Abstract

This is the text of the seventh Distinguished Lecture of the American Anthropological Association, presented at its 75th Anniversary Meeting in Washington, D.C., November 1976. The Lectureship was established in 1969 to honor outstanding scholars in the profession and the lecture is now published each year in the American Anthropologist. Adams is an archaeologist and comparative anthropologist whose research interests have centered on the ecologically oriented study of prehistoric patterns of land use, settlement, and urbanization. His fieldwork has been in the Middle East, particularly in Iraq.

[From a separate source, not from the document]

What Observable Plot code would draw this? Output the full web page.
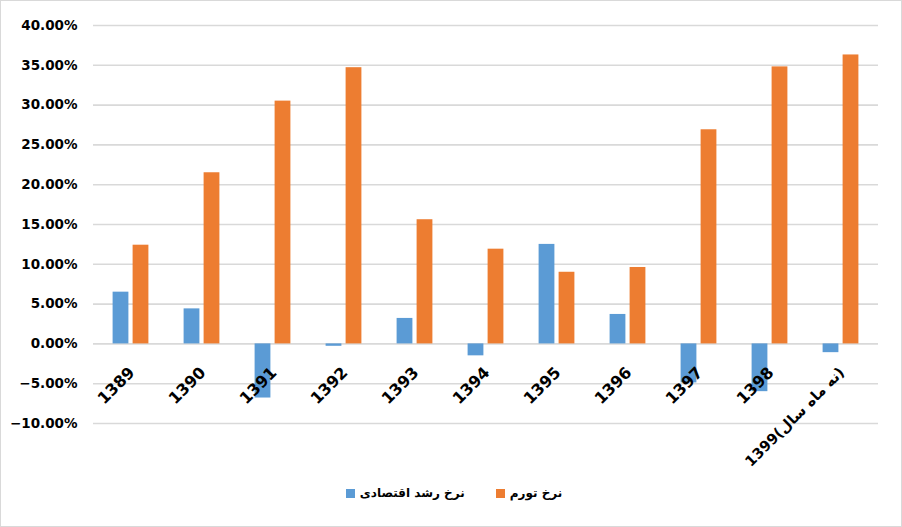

He has served on the faculty of the University of Chicago since 1955, receiving his Ph.D. there in 1956. Besides appointments in the departments of Anthropology and Near Eastern Languages and Civilization, he has been Director of the Oriental Institute and Dean of the Division of Social Sciences at Chicago. He was Chairman of the Division of Behavioral Sciences of the National Research Council and is a member of the National Academy of Sciences and a Fellow of the American Academy of Arts and Sciences. Adams' major publications include City Invincible (coeditor, 1960), Land Behind Baghdad (1965), The Evolution of Urban Society (1966, the Lewis Henry Morgan Lectures), and The Uruk Countryside (1972, with Hans J. Nissen).